Tell me this story isn't true. Please.
A former NFL tight-end, now Pee Wee football coach, beat a father who came to pick up his son after practice, and put him in the hospital.
That's Jeremy Brigham, pictured right, with John Madden, and solo below. Brigham was a tight-end for the Oakland Raiders from 1998 to 2002. Now he's a coach for a Pee Wee Football team of 10 and 11-year-olds in Pleasanton, Ca.
SUCH WONDERFUL ADULT ROLE MODELS
The last time I wrote an Ethic Soup post about an altercation between the coach of a kids' team and a dad, it was the dad who sucker-punched the coach. That's when I added a page on Sports Parents' Code of Ethics and a page on Little League Parents' Pledge.
But this time, it's the other way around.
Brigham sent a dad to the hospital after beating on him. Yes, this ex-pro football player, who is 6-6 and whose playing weight was 255 pounds, was unhappy with Scott Haggerty, a father and formerly assistant coach of his son's Pee Wee team. By the way, Brigham is 34 years old, while Haggerty (pictured left), a greying Alameda County Supervisor looks anywhere from 20 to 30 years older. They look as if they could be father and son.

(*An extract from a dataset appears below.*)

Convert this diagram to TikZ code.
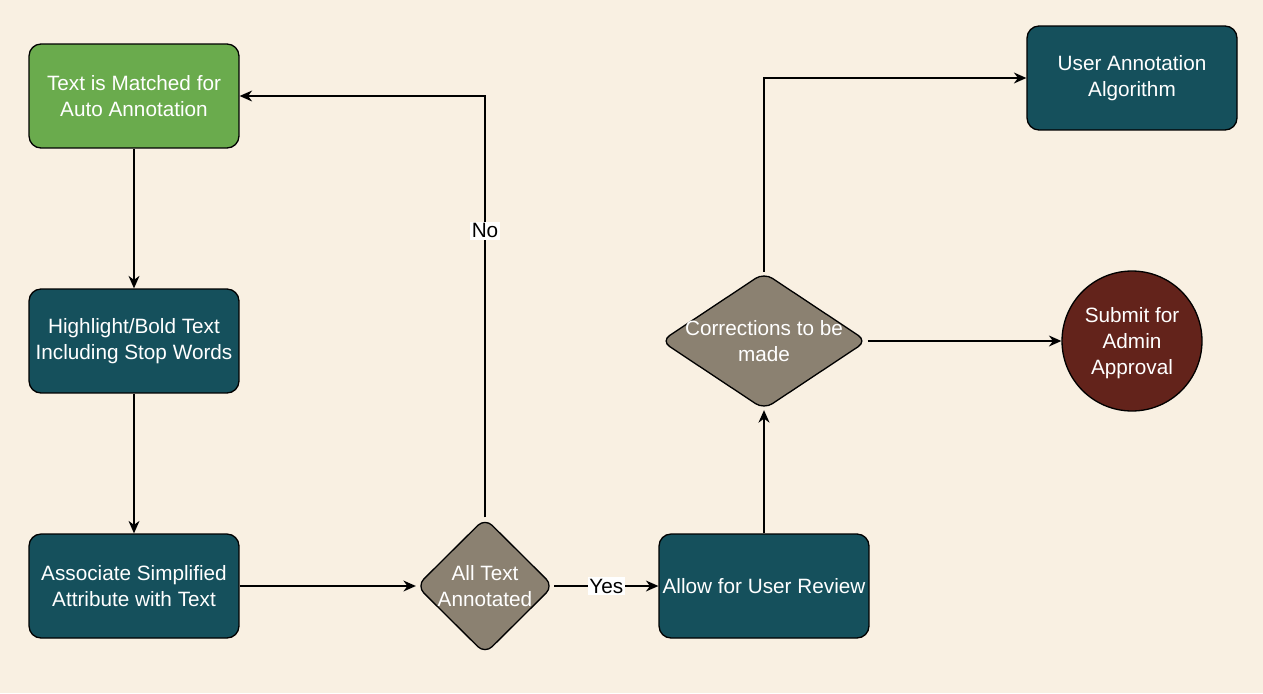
\documentclass[tikz,border=0pt]{standalone}
\usepackage{fontspec}
\setmainfont{Liberation Sans}
\usetikzlibrary{shapes.geometric,arrows.meta}
\definecolor{bgcream}{HTML}{F9F0E2}
\definecolor{boxgreen}{HTML}{6AAB4D}
\definecolor{boxteal}{HTML}{15505C}
\definecolor{decgrey}{HTML}{8B8171}
\definecolor{endred}{HTML}{63231B}
\begin{document}
\begin{tikzpicture}[x=0.02cm,y=-0.02cm,>={Stealth[length=0.25cm,width=0.22cm]},
  every node/.style={font=\fontsize{11.8}{14.8}\selectfont},
  step box/.style={draw,line width=0.75pt,rounded corners=0.24cm,minimum width=4.2cm,minimum height=2.08cm,inner xsep=1pt,align=center,text=white,fill=boxteal},
  dec box/.style={draw,line width=0.75pt,diamond,rounded corners=0.2cm,inner sep=0pt,fill=decgrey},
  dec text/.style={align=center,text=white},
  flow/.style={->,line width=0.8pt},
  edge lbl/.style={fill=white,inner sep=1pt,text=black}]
\fill[bgcream] (0,0) rectangle (1263,693);
\useasboundingbox (0,0) rectangle (1263,693);
\node[step box,fill=boxgreen] (A) at (134,96) {Text is Matched for\\Auto Annotation};
\node[step box] (B) at (134,341) {Highlight/Bold Text\\Including Stop Words};
\node[step box] (C) at (134,586) {Associate Simplified\\Attribute with Text};
\node[dec box,minimum width=2.74cm,minimum height=2.72cm,label={[dec text]center:All Text\\Annotated}] (D) at (485,586) {};
\node[step box] (E) at (764,586) {Allow for User Review};
\node[dec box,minimum width=4.12cm,minimum height=2.74cm,label={[dec text]center:Corrections to be\\made}] (K) at (764,341) {};
\node[draw,line width=0.75pt,circle,fill=endred,minimum size=2.8cm,label={[dec text,yshift=-0.04cm]center:Submit for\\Admin\\Approval}] (S) at (1132,341) {};
\node[step box] (U) at (1132,78) {User Annotation\\Algorithm};
\draw[flow] (A)--(B);
\draw[flow] (B)--(C);
\draw[flow] (C.east)--(D.west);
\draw[flow] (D.east)--node[edge lbl] {Yes}(E.west);
\draw[flow] (D.north) |- node[edge lbl,pos=0.34] {No}(A.east);
\draw[flow] (E.north)--(K.south);
\draw[flow] (K.north) |- (U.west);
\draw[flow] (K.east)--(S.west);
\end{tikzpicture}
\end{document}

According to San Francisco Chronicle columnists Matier & Ross, the Brigham's pee wee Cowboys team walloped their opponent, 38-0 last weekend.
At a coaches meeting the following day, the losing coach walked up to Brigham and joked, "Haggerty gave me all your plays."
IT WASN'T LITERAL, YAHOO
Of course, were that true the score would have been turned around. But still, Brigham took this comment literally, or perhaps it just provided him with an excuse to plow into Haggerty. Which he did, the next day when Haggerty showed up at the football field to pick up his kid from practice.
"The next thing he knew," Matier & Ross report Haggerty saying, "Brigham had knocked his BlackBerry from his hand and was pulling him over a 4-foot-fence as he punched him on the back of the head."
In one of those stranger-than-fiction incidents, in the Cowboys' next game, Haggerty's son suffered a serious neck injury and had to be airlifted to a hospital. Now, both he and his son are wearing neck braces. Apparently, Brigham was suspended for one game.
OAKLAND RAIDERS' LEGACY
Why does this sound so familiar? Brigham sounds a lot like the Oakland Raiders Coach Tom Cable (pictured left), a big man who hits people who are much smaller than him -- fracturing the jaw of his assistant coach Randy Hanson and hitting his ex-wives and recent ex-girl friend.. The women's separate interviews with ESPN were aired Sunday in which they said Cable physically abused them during their relationships with him.
VIOLENCE IS OKAY, NOTHING WILL HAPPEN ?
But Cable has yet to be punished -- not by the Napa district attorney who refused to charge Cable with a crime for Hanson's injury, not by Oakland Raiders owner Al Davis, not by the NFL commissioner Roger Goodell. The similarity of off-the-field violent behavior that sends their victims to the hospital by Cable and Brigham suggests a legacy of violence for both the NFL and particularly the Oakland Raiders.
KIDS WATCH TV & SIGNS OF APPROVAL
Mothers (and hopefully fathers) don't let your children grow up to be violent men because they watch the pros on TV. You know their hero worship of athletes influences their own behavior. You know it and you have to step in and do something yourselves! You surely can't trust the NFL to do anything.
WHY IS THERE SILENCE?
And the other pro players? Have you noticed how not one has stepped up to say they think this violent off-the-field behavior is wrong? Nope, not a one. Their silence suggests approval.
TO READ "COACHES' CODE OF ETHICS -- National Youth Sports Coaches Assn" CLICK HERE.
While it might seem that somebody punched somebody else in this altercation, the truth is that no one was actually hurt, although Supervisor Haggerty was seen wearing a neck brace, presumably to win sympathy after starting the altercation. It's easy to pick sides, but please interview the witnesses before attempting to harm the head coach of the pee wee football league, who is utterly blameless, and was baited by the county supervisor, who was fired for verbally abusing the youngsters.
Posted by: rrrustee | November 19, 2009 at 09:44 AM
Glad you commented rrrustee. Whenever there is a fight, seldom is anyone "utterly blameless," as you claim for Jeremy Brigham. How do you know all this inside information, you claim as fact? And just because someone wears a neck brace does not mean they are NOT hurt and faking it -- lots of folks wearing the device really are injured. If you have proof that my facts are wrong, please show it.